Может быть, именно поэтому ему показалась такой привлекательной дверь, открытая Тарковским в свободное для него и интуитивно постигаемое пространство – без правил и доктрин. Ведь Бергман как-то признался, что «Тарковский – самый великий из нас», потому что его фильм – это «сон, греза», а он сам тот «ясновидец», который естественно «вошел в дверь» того самого пространства, куда сам Бергман «стучался всю свою жизнь».

А сам Тарковский говорил в одном из своих интервью итальянскому журналисту Марио Корти: «Я не делал специально религиозные картины. Было бы наивно думать, что это было так. Но будучи человеком религиозным, конечно, это не могло каким-то образом не проявляться». Но что значит, по Тарковскому, быть «религиозным человеком»? О какой религии шла речь? Думаю, что о нашей, интеллигентской, 70-х годов…

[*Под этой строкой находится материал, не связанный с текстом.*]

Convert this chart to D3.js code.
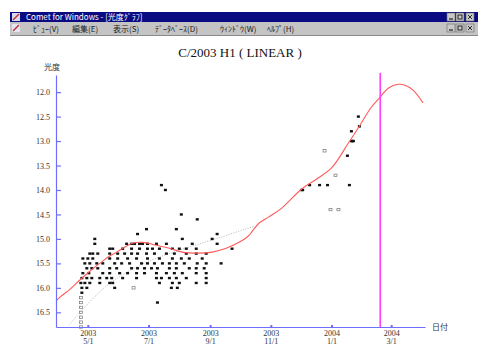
<!DOCTYPE html>
<html>
<head>
<meta charset="utf-8">
<script src="https://cdn.jsdelivr.net/npm/d3@7"></script>
<style>
  body { margin: 0; background: #fff; }
  svg { display: block; }
</style>
</head>
<body>
<svg id="chart" width="478" height="362"></svg>
<script>
// ---- data ----
const windowTitle = "Comet for Windows - [光度ｸﾞﾗﾌ]";
const menuItems = ["ﾋﾞｭｰ(V)", "編集(E)", "表示(S)", "ﾃﾞｰﾀﾍﾞｰｽ(D)", "ｳｨﾝﾄﾞｳ(W)", "ﾍﾙﾌﾟ(H)"];
const chartTitle = "C/2003 H1 ( LINEAR )";
const yAxisLabel = "光度";
const xAxisLabel = "日付";

const magTicks = [12.0, 12.5, 13.0, 13.5, 14.0, 14.5, 15.0, 15.5, 16.0, 16.5];
const dateTicks = ["2003-05-01", "2003-07-01", "2003-09-01", "2003-11-01", "2004-01-01", "2004-03-01"];

// predicted light curve
const lightCurve = [
  ["2003-03-30", 16.27], ["2003-04-03", 16.19], ["2003-04-13", 16.03], ["2003-04-23", 15.84],
  ["2003-05-03", 15.66], ["2003-05-13", 15.50], ["2003-05-23", 15.35], ["2003-05-30", 15.27],
  ["2003-06-07", 15.17], ["2003-06-15", 15.09], ["2003-06-25", 15.07], ["2003-07-09", 15.13],
  ["2003-07-22", 15.19], ["2003-08-04", 15.27], ["2003-08-21", 15.29], ["2003-09-03", 15.27],
  ["2003-09-17", 15.19], ["2003-09-30", 15.07], ["2003-10-10", 14.93], ["2003-10-13", 14.85],
  ["2003-10-20", 14.68], ["2003-10-30", 14.55], ["2003-11-12", 14.37], ["2003-12-02", 13.98],
  ["2003-12-16", 13.79], ["2004-01-01", 13.55], ["2004-01-18", 13.04], ["2004-01-31", 12.63],
  ["2004-02-10", 12.31], ["2004-02-19", 12.10], ["2004-02-27", 11.92], ["2004-03-08", 11.84],
  ["2004-03-15", 11.86], ["2004-03-23", 11.96], ["2004-04-02", 12.22]
];

// earlier fit
const earlyFit = [
  ["2003-04-12", 16.76], ["2003-05-18", 15.99], ["2003-06-22", 15.54],
  ["2003-08-01", 15.23], ["2003-09-11", 14.97], ["2003-10-15", 14.74]
];

// observed magnitudes
const observations = [
  ["2003-07-14", 13.9], ["2003-07-18", 14.0],
  ["2003-08-03", 14.5], ["2003-08-19", 14.6],
  ["2003-06-29", 14.8], ["2003-07-29", 14.8],
  ["2003-06-20", 14.9], ["2003-09-08", 14.9],
  ["2003-05-08", 15.0], ["2003-08-04", 15.0], ["2003-09-03", 15.0],
  ["2003-05-08", 15.1], ["2003-06-09", 15.1], ["2003-06-14", 15.1], ["2003-06-17", 15.1],
  ["2003-06-22", 15.1], ["2003-06-25", 15.1], ["2003-06-30", 15.1], ["2003-07-09", 15.1],
  ["2003-07-19", 15.1], ["2003-08-14", 15.1], ["2003-09-08", 15.1],
  ["2003-05-23", 15.2], ["2003-05-26", 15.2], ["2003-06-05", 15.2], ["2003-06-14", 15.2],
  ["2003-06-22", 15.2], ["2003-06-30", 15.2], ["2003-07-05", 15.2], ["2003-07-12", 15.2],
  ["2003-07-25", 15.2], ["2003-08-01", 15.2], ["2003-08-08", 15.2], ["2003-08-18", 15.2],
  ["2003-09-23", 15.2],
  ["2003-05-03", 15.3], ["2003-05-06", 15.3], ["2003-05-11", 15.3], ["2003-05-23", 15.3],
  ["2003-05-31", 15.3], ["2003-06-07", 15.3], ["2003-06-14", 15.3], ["2003-06-20", 15.3],
  ["2003-06-29", 15.3], ["2003-07-07", 15.3], ["2003-07-19", 15.3], ["2003-07-27", 15.3],
  ["2003-08-08", 15.3], ["2003-08-18", 15.3], ["2003-08-28", 15.3],
  ["2003-04-26", 15.4], ["2003-05-01", 15.4], ["2003-05-06", 15.4], ["2003-05-23", 15.4],
  ["2003-05-31", 15.4], ["2003-06-10", 15.4], ["2003-06-19", 15.4], ["2003-06-30", 15.4],
  ["2003-07-12", 15.4], ["2003-07-25", 15.4], ["2003-08-03", 15.4], ["2003-08-11", 15.4],
  ["2003-08-24", 15.4],
  ["2003-04-28", 15.5], ["2003-05-03", 15.5], ["2003-05-10", 15.5], ["2003-05-16", 15.5],
  ["2003-05-28", 15.5], ["2003-06-04", 15.5], ["2003-06-12", 15.5], ["2003-06-24", 15.5],
  ["2003-06-30", 15.5], ["2003-07-07", 15.5], ["2003-07-15", 15.5], ["2003-07-22", 15.5],
  ["2003-07-29", 15.5], ["2003-08-06", 15.5], ["2003-08-19", 15.5], ["2003-08-28", 15.5],
  ["2003-09-12", 15.5],
  ["2003-04-30", 15.6], ["2003-05-05", 15.6], ["2003-05-11", 15.6], ["2003-05-23", 15.6],
  ["2003-05-30", 15.6], ["2003-06-14", 15.6], ["2003-06-20", 15.6], ["2003-06-27", 15.6],
  ["2003-07-04", 15.6], ["2003-07-10", 15.6], ["2003-07-22", 15.6], ["2003-07-29", 15.6],
  ["2003-08-11", 15.6], ["2003-08-18", 15.6], ["2003-08-26", 15.6],
  ["2003-04-26", 15.7], ["2003-05-02", 15.7], ["2003-05-16", 15.7], ["2003-05-23", 15.7],
  ["2003-06-02", 15.7], ["2003-06-10", 15.7], ["2003-06-19", 15.7], ["2003-06-27", 15.7],
  ["2003-07-09", 15.7], ["2003-07-19", 15.7], ["2003-07-27", 15.7], ["2003-08-04", 15.7],
  ["2003-08-18", 15.7], ["2003-08-28", 15.7],
  ["2003-04-25", 15.8], ["2003-04-30", 15.8], ["2003-05-05", 15.8], ["2003-05-13", 15.8],
  ["2003-05-20", 15.8], ["2003-05-25", 15.8], ["2003-06-05", 15.8], ["2003-06-19", 15.8],
  ["2003-07-09", 15.8], ["2003-07-14", 15.8], ["2003-07-22", 15.8], ["2003-07-29", 15.8],
  ["2003-08-08", 15.8], ["2003-08-28", 15.8],
  ["2003-04-24", 15.9], ["2003-04-28", 15.9], ["2003-05-03", 15.9], ["2003-05-13", 15.9],
  ["2003-05-23", 15.9], ["2003-05-26", 15.9], ["2003-07-12", 15.9], ["2003-07-25", 15.9],
  ["2003-08-01", 15.9], ["2003-08-18", 15.9], ["2003-08-28", 15.9],
  ["2003-04-25", 16.0], ["2003-04-30", 16.0], ["2003-05-28", 16.0], ["2003-07-24", 16.0],
  ["2003-07-30", 16.0],
  ["2003-04-25", 16.1], ["2003-07-10", 16.3],
  ["2004-01-28", 12.5], ["2004-01-29", 12.7], ["2004-01-21", 12.8],
  ["2004-01-21", 13.0], ["2004-01-22", 13.0], ["2004-01-23", 13.0],
  ["2004-01-17", 13.3],
  ["2003-12-10", 13.9], ["2003-12-20", 13.9], ["2003-12-28", 13.9], ["2004-01-19", 13.9],
  ["2003-12-02", 14.0], ["2003-12-03", 14.0]
];

// faint / uncertain estimates
const faintObservations = [
  ["2003-04-24", 16.2], ["2003-04-24", 16.3], ["2003-04-24", 16.4], ["2003-04-24", 16.5],
  ["2003-04-24", 16.6], ["2003-04-24", 16.7], ["2003-04-24", 16.8],
  ["2003-06-16", 16.0],
  ["2003-12-25", 13.2], ["2004-01-05", 13.7],
  ["2003-12-31", 14.4], ["2004-01-08", 14.4]
];

const currentDate = "2004-02-19";

// ---- drawing ----
const parse = d3.utcParse("%Y-%m-%d");
const svg = d3.select("#chart");
const W = 478, H = 362;
const uiFont = "'Noto Sans CJK JP', 'DejaVu Sans', sans-serif";

svg.append("rect").attr("width", W).attr("height", H).attr("fill", "#ffffff");

// window frame: title bar
const frameX = 10;
svg.append("rect").attr("x", frameX).attr("y", 12).attr("width", W - frameX).attr("height", 10)
  .attr("fill", "#0a0a82");
svg.append("rect").attr("x", frameX + 2).attr("y", 13).attr("width", 8).attr("height", 8).attr("fill", "#d8d8ee");
svg.append("path").attr("d", `M${frameX + 3},20 L${frameX + 9},14`).attr("stroke", "#c03030").attr("stroke-width", 1.5);
svg.append("text").attr("x", frameX + 16).attr("y", 20)
  .attr("font-family", uiFont).attr("font-size", 8)
  .attr("fill", "#ffffff").text(windowTitle);

// menu bar
svg.append("rect").attr("x", frameX).attr("y", 22).attr("width", W - frameX).attr("height", 13)
  .attr("fill", "#c4c4c4");
svg.append("rect").attr("x", frameX + 2).attr("y", 24).attr("width", 8).attr("height", 8).attr("fill", "#e4e4f0");
svg.append("path").attr("d", `M${frameX + 3},31 L${frameX + 9},25`).attr("stroke", "#c03030").attr("stroke-width", 1.5);
const menuX = [33, 72, 113, 155, 220, 267];
svg.selectAll("text.menu").data(menuItems).join("text")
  .attr("class", "menu")
  .attr("x", (d, i) => menuX[i]).attr("y", 32)
  .attr("font-family", uiFont).attr("font-size", 8)
  .attr("fill", "#202020").text(d => d);
svg.append("line").attr("x1", frameX).attr("x2", W).attr("y1", 35.5).attr("y2", 35.5).attr("stroke", "#8a8a8a");

// caption buttons (title bar and menu bar)
[13, 24].forEach(by => {
  [447, 456, 466].forEach(bx => {
    svg.append("rect").attr("x", bx).attr("y", by).attr("width", 8).attr("height", 8)
      .attr("fill", "#c8c8c8").attr("stroke", "#6a6a6a").attr("stroke-width", 0.6);
  });
  svg.append("path").attr("d", `M449,${by + 6}h4`).attr("stroke", "#000");
  svg.append("rect").attr("x", 458).attr("y", by + 2).attr("width", 4).attr("height", 4).attr("fill", "none").attr("stroke", "#000").attr("stroke-width", 0.8);
  svg.append("path").attr("d", `M468,${by + 2}l4,4M472,${by + 2}l-4,4`).attr("stroke", "#000").attr("stroke-width", 0.8);
});

// scales
const x = d3.scaleUtc()
  .domain([parse("2003-03-30"), parse("2004-04-04")])
  .range([56, 425]);
const y = d3.scaleLinear()
  .domain([11.65, 16.8])
  .range([75, 327]);

const axisColor = "#6f6fff";
const labelFont = "'Liberation Serif', 'DejaVu Serif', serif";

// chart title
svg.append("text").attr("x", 240).attr("y", 57).attr("text-anchor", "middle")
  .attr("font-family", labelFont).attr("font-size", 13).attr("fill", "#111")
  .text(chartTitle);

// earlier fit (grey dotted)
const lineGen = d3.line()
  .x(d => x(parse(d[0])))
  .y(d => y(d[1]))
  .curve(d3.curveCatmullRom.alpha(0.5));

svg.append("path").datum(earlyFit)
  .attr("d", lineGen).attr("fill", "none")
  .attr("stroke", "#b8b8b8").attr("stroke-width", 1).attr("stroke-dasharray", "1,1.5");

// observations
svg.append("g").selectAll("rect").data(observations).join("rect")
  .attr("x", d => x(parse(d[0])) - 1.5)
  .attr("y", d => y(d[1]) - 1.2)
  .attr("width", 3).attr("height", 2.4)
  .attr("fill", "#111");

svg.append("g").selectAll("rect").data(faintObservations).join("rect")
  .attr("x", d => x(parse(d[0])) - 1.5)
  .attr("y", d => y(d[1]) - 1.2)
  .attr("width", 3).attr("height", 2.4)
  .attr("fill", "none").attr("stroke", "#777").attr("stroke-width", 0.7);

// predicted light curve (red)
svg.append("path").datum(lightCurve)
  .attr("d", lineGen).attr("fill", "none")
  .attr("stroke", "#ff5a5a").attr("stroke-width", 1.1);

// current date marker
svg.append("line")
  .attr("x1", x(parse(currentDate))).attr("x2", x(parse(currentDate)))
  .attr("y1", 73).attr("y2", 327)
  .attr("stroke", "#ff3cff").attr("stroke-width", 1.6);

// y axis
const yAxis = d3.axisLeft(y).tickValues(magTicks)
  .tickFormat(d3.format(".1f"))
  .tickSizeInner(-5).tickSizeOuter(0).tickPadding(6);
const gy = svg.append("g").attr("transform", "translate(56,0)").call(yAxis);
gy.select(".domain").attr("stroke", axisColor).attr("stroke-width", 1.2);
gy.selectAll(".tick line").attr("stroke", axisColor).attr("stroke-width", 1.2);
gy.selectAll(".tick text").attr("font-family", labelFont).attr("font-size", 8).attr("fill", "#333");

// x axis
const xAxis = d3.axisBottom(x).tickValues(dateTicks.map(parse))
  .tickSizeInner(-2).tickSizeOuter(0).tickPadding(3)
  .tickFormat(d3.utcFormat("%Y"));
const gx = svg.append("g").attr("transform", "translate(0,327)").call(xAxis);
gx.select(".domain").attr("stroke", axisColor).attr("stroke-width", 1.2);
gx.selectAll(".tick line").attr("stroke", axisColor).attr("stroke-width", 2);
gx.selectAll(".tick text")
  .attr("font-family", labelFont).attr("font-size", 8).attr("fill", "#333")
  .each(function (d) {
    const t = d3.select(this);
    t.text(null);
    t.append("tspan").attr("x", 0).attr("dy", "0.71em").text(d3.utcFormat("%Y")(d));
    t.append("tspan").attr("x", 0).attr("dy", "1.1em")
      .text(`${d.getUTCMonth() + 1}/${d.getUTCDate()}`);
  });

// axis titles
svg.append("text").attr("x", 52).attr("y", 70).attr("text-anchor", "middle")
  .attr("font-family", uiFont).attr("font-size", 8).attr("fill", "#333")
  .text(yAxisLabel);
svg.append("text").attr("x", 432).attr("y", 330)
  .attr("font-family", uiFont).attr("font-size", 8).attr("fill", "#333")
  .text(xAxisLabel);
</script>
</body>
</html>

У Бергмана мы понимаем, о каком Боге идет речь, когда он отсылает нас к О’Нилу, полагавшему, что «драматургия, которая не показывает отношение человека к Богу, – бессмысленна». И тому подтверждением является его собственное кино, немыслимое без скрытого или открытого диалога с Всевышним. Как остроумно заметил католический теолог А. Эйфр: «Присутствие Бога у Дрейера указывает на Его присутствие. Отсутствие Бога у Брессона указывает на Его отсутствие. Присутствие Бога у Феллини указывает на Его отсутствие. Отсутствие Бога у Бергмана указывает на Его присутствие».

Бергман всю жизнь искал диалога с Богом, молил Его ответить на все мучительные вопросы. Его «Седьмая печать» послужила поводом для больших нареканий со стороны католической церкви. Тогда, как все фильмы Тарковского, представленные в Канне, получали премии экуменического жюри.